1a3orn comments on TurnTrout’s shortform feed

1a3orn 22 Jan 2024 20:51 UTC
4 points
2
To the best of my knowledge, the majority of research (all the research?) has found that the changes to a LLM’s text-continuation abilities from RLHF (or whatever descendant of RLHF is used) are extremely superficial.

So you have one paper, from the abstract:

Our findings reveal that base LLMs and their alignment-tuned versions perform nearly identically in decoding on the majority of token positions (i.e., they share the top-ranked tokens). Most distribution shifts occur with stylistic tokens (e.g., discourse markers, safety disclaimers). These direct evidence strongly sup- ports the hypothesis that alignment tuning primarily learns to adopt the language style of AI assistants, and that the knowledge required for answering user queries predominantly comes from the base LLMs themselves.

Or, in short, the LLM is still basically doing the same thing, with a handful of additions to keep it on-track in the desired route from the fine-tuning.

(I also think our very strong prior belief should be that LLMs are basically still text-continuation machines, given that 99.9% or so of the compute put into them is training them for this objective, and that neural networks lose plasticity as they learn. Ash and Adams is like a really good intro to this loss of plasticity, although most of the research that cites this is RL-related so people don’t realize.)

Similarly, a lot of people have remarked on how the textual quality of the responses from a RLHF’d language model can vary with the textual quality of the question. But of course this makes sense from a text-prediction perspective—a high-quality answer is more likely to follow a high-quality question in text than a high-quality answer from a low-quality question. This kind of thing—preceding the model’s generation with high-quality text—was the only way to make it have high quality answers for base models—but it’s still there, hidden.

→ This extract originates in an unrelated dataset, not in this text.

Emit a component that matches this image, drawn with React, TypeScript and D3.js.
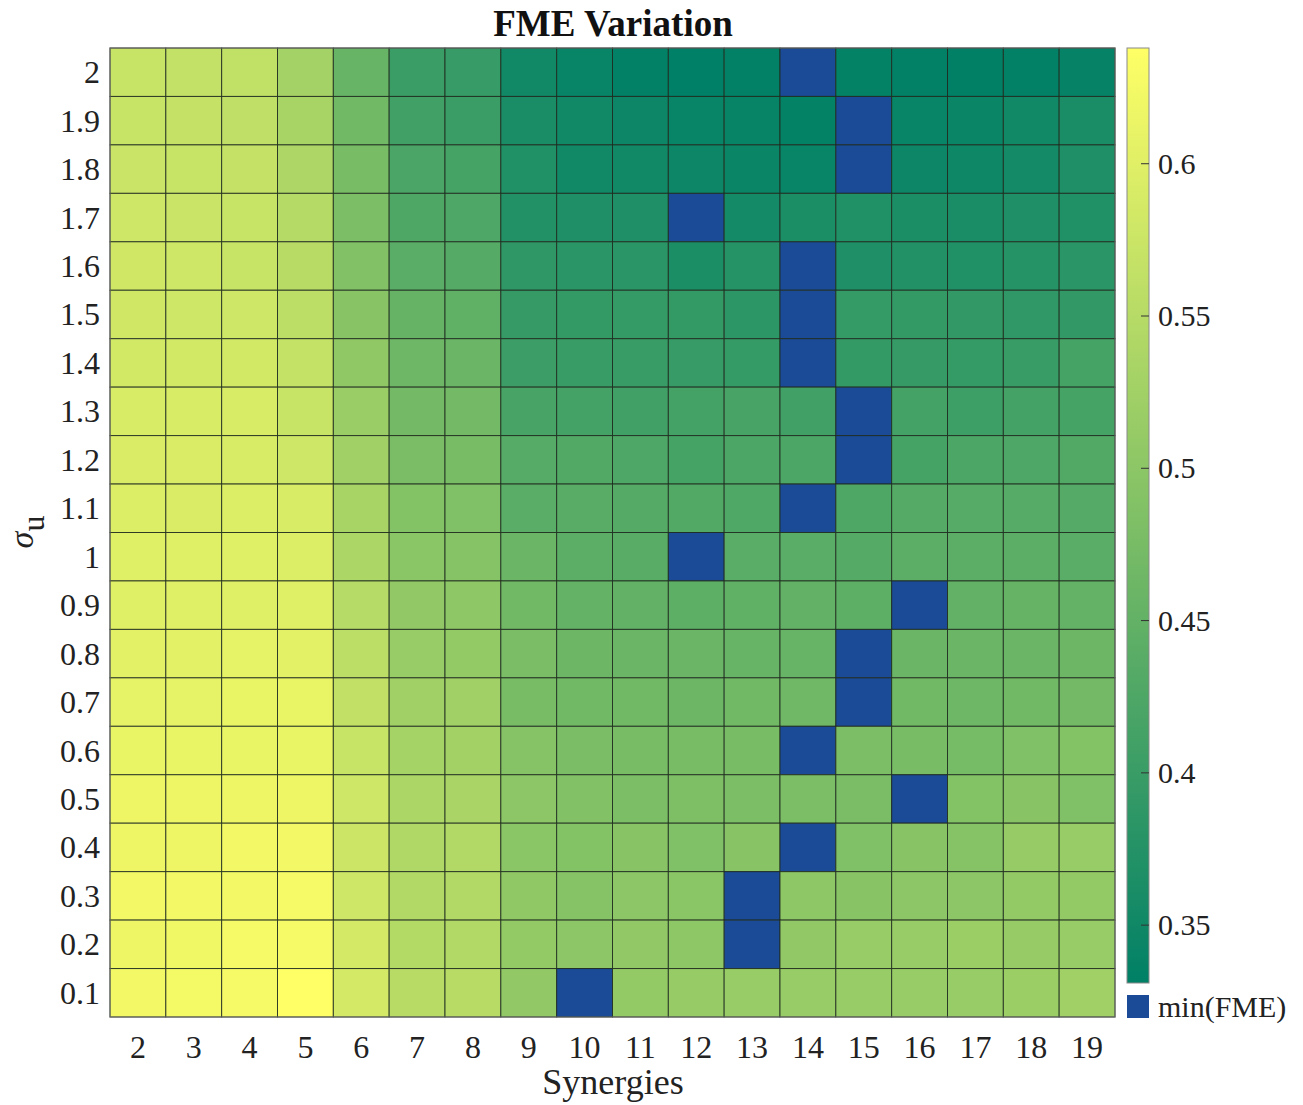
import React from 'react';
import * as d3 from 'd3';

// columns: number of synergies, rows: sigma_u from top (2) to bottom (0.1)
const synergies = [2, 3, 4, 5, 6, 7, 8, 9, 10, 11, 12, 13, 14, 15, 16, 17, 18, 19];
const sigmaU = ['2', '1.9', '1.8', '1.7', '1.6', '1.5', '1.4', '1.3', '1.2', '1.1',
  '1', '0.9', '0.8', '0.7', '0.6', '0.5', '0.4', '0.3', '0.2', '0.1'];
const colorTicks = [0.35, 0.4, 0.45, 0.5, 0.55, 0.6];

// FME per sigma_u row, one value per synergy count
const fme: number[][] = [
  [0.572, 0.566, 0.562, 0.530, 0.456, 0.401, 0.396, 0.351, 0.341, 0.334, 0.331, 0.334, 0.330, 0.335, 0.334, 0.332, 0.334, 0.338],
  [0.572, 0.568, 0.561, 0.533, 0.468, 0.408, 0.402, 0.363, 0.351, 0.346, 0.341, 0.339, 0.336, 0.333, 0.341, 0.343, 0.353, 0.363],
  [0.573, 0.572, 0.568, 0.539, 0.476, 0.420, 0.415, 0.370, 0.353, 0.351, 0.346, 0.343, 0.341, 0.338, 0.346, 0.348, 0.355, 0.367],
  [0.580, 0.573, 0.572, 0.549, 0.480, 0.426, 0.425, 0.373, 0.367, 0.367, 0.352, 0.355, 0.365, 0.369, 0.365, 0.363, 0.367, 0.369],
  [0.581, 0.580, 0.572, 0.552, 0.488, 0.439, 0.433, 0.387, 0.382, 0.382, 0.365, 0.377, 0.362, 0.367, 0.372, 0.369, 0.377, 0.382],
  [0.581, 0.580, 0.580, 0.557, 0.495, 0.454, 0.447, 0.395, 0.393, 0.394, 0.393, 0.385, 0.382, 0.394, 0.393, 0.391, 0.389, 0.391],
  [0.584, 0.584, 0.584, 0.567, 0.504, 0.463, 0.459, 0.403, 0.399, 0.399, 0.396, 0.394, 0.390, 0.393, 0.395, 0.394, 0.399, 0.415],
  [0.591, 0.591, 0.591, 0.572, 0.516, 0.471, 0.471, 0.418, 0.413, 0.408, 0.413, 0.417, 0.409, 0.405, 0.413, 0.406, 0.413, 0.415],
  [0.593, 0.593, 0.591, 0.580, 0.524, 0.478, 0.476, 0.435, 0.430, 0.425, 0.415, 0.423, 0.423, 0.412, 0.415, 0.423, 0.425, 0.430],
  [0.596, 0.593, 0.596, 0.591, 0.533, 0.490, 0.485, 0.439, 0.437, 0.433, 0.430, 0.427, 0.424, 0.426, 0.433, 0.435, 0.435, 0.432],
  [0.601, 0.601, 0.601, 0.596, 0.538, 0.497, 0.492, 0.459, 0.442, 0.437, 0.431, 0.439, 0.439, 0.433, 0.442, 0.442, 0.442, 0.439],
  [0.601, 0.601, 0.601, 0.601, 0.550, 0.507, 0.502, 0.468, 0.451, 0.449, 0.444, 0.447, 0.449, 0.444, 0.441, 0.449, 0.454, 0.451],
  [0.603, 0.603, 0.608, 0.603, 0.557, 0.514, 0.509, 0.478, 0.461, 0.460, 0.459, 0.456, 0.456, 0.453, 0.459, 0.459, 0.460, 0.461],
  [0.608, 0.608, 0.613, 0.613, 0.564, 0.524, 0.524, 0.476, 0.468, 0.468, 0.461, 0.468, 0.466, 0.459, 0.468, 0.463, 0.468, 0.471],
  [0.613, 0.613, 0.613, 0.613, 0.572, 0.531, 0.528, 0.492, 0.478, 0.476, 0.476, 0.476, 0.470, 0.480, 0.476, 0.473, 0.485, 0.490],
  [0.617, 0.617, 0.617, 0.617, 0.580, 0.538, 0.536, 0.500, 0.488, 0.480, 0.483, 0.480, 0.480, 0.478, 0.475, 0.490, 0.495, 0.485],
  [0.617, 0.617, 0.622, 0.622, 0.576, 0.543, 0.545, 0.497, 0.490, 0.495, 0.485, 0.495, 0.481, 0.485, 0.495, 0.492, 0.512, 0.514],
  [0.622, 0.622, 0.622, 0.627, 0.579, 0.545, 0.545, 0.504, 0.492, 0.500, 0.497, 0.489, 0.502, 0.495, 0.500, 0.500, 0.509, 0.509],
  [0.617, 0.620, 0.627, 0.627, 0.586, 0.548, 0.545, 0.509, 0.500, 0.507, 0.502, 0.496, 0.507, 0.514, 0.514, 0.519, 0.512, 0.514],
  [0.622, 0.625, 0.627, 0.638, 0.586, 0.552, 0.552, 0.507, 0.503, 0.509, 0.512, 0.514, 0.514, 0.514, 0.514, 0.514, 0.519, 0.524],
];

const FONT = '"Liberation Serif", "Times New Roman", serif';
const MIN_COLOR = '#1b4b96';

const App: React.FC = () => {
  const left = 110, right = 1115, top = 48, bottom = 1017;
  const cbX = 1127, cbW = 22, cbTop = 48, cbBottom = 983;

  const x = d3.scaleBand<number>().domain(synergies).range([left, right]);
  const y = d3.scaleBand<string>().domain(sigmaU).range([top, bottom]);

  const minIdx = fme.map((row) => d3.minIndex(row));
  const others = fme.flatMap((row, r) => row.filter((_, i) => i !== minIdx[r]));
  const [lo, hi] = d3.extent(others) as [number, number];

  // MATLAB "summer" colormap
  const summer = d3.interpolateRgb('#008066', '#ffff66');
  const color = d3.scaleSequential(summer).domain([lo, hi]);
  const cb = d3.scaleLinear().domain([lo, hi]).range([cbBottom, cbTop]);

  const stops = d3.range(0, 1.0001, 0.05);

  return (
    <svg width={1303} height={1105} style={{ display: 'block', background: '#fff' }}>
      <style>{'body{margin:0}'}</style>
      <defs>
        <linearGradient id="summer" x1="0" y1="1" x2="0" y2="0">
          {stops.map((s) => (
            <stop key={s} offset={s} stopColor={summer(s)} />
          ))}
        </linearGradient>
      </defs>

      <text x={613} y={36} textAnchor="middle" fontFamily={FONT} fontWeight="bold" fontSize={37} fill="#111">
        FME Variation
      </text>

      {/* cells */}
      <g>
        {fme.map((row, r) =>
          row.map((v, c) => (
            <rect
              key={`${r}-${c}`}
              x={x(synergies[c])}
              y={y(sigmaU[r])}
              width={x.bandwidth()}
              height={y.bandwidth()}
              fill={c === minIdx[r] ? MIN_COLOR : color(v)}
              stroke="#1e2a1e"
              strokeWidth={1}
              strokeOpacity={0.85}
            />
          ))
        )}
      </g>
      <rect x={left} y={top} width={right - left} height={bottom - top} fill="none" stroke="#6a6a6a" strokeWidth={1} />

      {/* y ticks */}
      {sigmaU.map((s) => (
        <text key={s} x={100} y={(y(s) as number) + y.bandwidth() / 2 + 11} textAnchor="end"
          fontFamily={FONT} fontSize={32} fill="#222">{s}</text>
      ))}
      {/* x ticks */}
      {synergies.map((n) => (
        <text key={n} x={(x(n) as number) + x.bandwidth() / 2} y={1058} textAnchor="middle"
          fontFamily={FONT} fontSize={32} fill="#222">{n}</text>
      ))}

      <text x={613} y={1094} textAnchor="middle" fontFamily={FONT} fontSize={36} fill="#222">Synergies</text>

      <text transform="translate(33,532) rotate(-90)" textAnchor="middle" fontFamily={FONT} fontSize={34} fill="#222">
        <tspan fontStyle="italic">σ</tspan>
        <tspan dy={11} fontSize={32}>u</tspan>
      </text>

      {/* colorbar */}
      <rect x={cbX} y={cbTop} width={cbW} height={cbBottom - cbTop} fill="url(#summer)" stroke="#8a8a8a" strokeWidth={1} />
      {colorTicks.map((t) => (
        <g key={t}>
          <line x1={cbX + cbW - 8} x2={cbX + cbW} y1={cb(t)} y2={cb(t)} stroke="#333" strokeWidth={1} />
          <text x={cbX + cbW + 9} y={cb(t) + 10} fontFamily={FONT} fontSize={30} fill="#222">{t}</text>
        </g>
      ))}

      {/* min marker legend */}
      <rect x={cbX} y={995} width={cbW} height={23} fill={MIN_COLOR} />
      <text x={cbX + cbW + 9} y={1017} fontFamily={FONT} fontSize={30} fill="#222">min(FME)</text>
    </svg>
  );
};

export default App;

So yeah, I do think this is a much better model for interacting with these things than asking a shoggoth. It actually gives you handles to interact with them better, while asking a shoggoth gives you no such handles.
- Daniel Kokotajlo 23 Jan 2024 18:15 UTC
  6 points
  2
  Parent
  The people who originally came up with the shoggoth meme, I’d bet, were very well aware of how LLMs are pretrained to predict text and how they are best modelled (at least for now) as trying to predict text. When I first heard the shoggoth meme that’s what I thought—I interpreted it as “it’s this alien text-prediction brain that’s been retrained ever so slightly to produce helpful chatbot behaviors. But underneath it’s still mostly just about text prediction. It’s not processing the conversation in the same way that a human would.” Mildly relevant: In the Lovecraft canon IIRC Shoggoths are servitor-creatures, they are basically beasts of burden. They aren’t really powerful intelligent agents in their own right, they are sculpted by their creators to perform useful tasks. So, for me at least, calling them shoggoth has different and more accurate vibes than, say, calling them Cthulhu. (My understanding of the canon may be wrong though)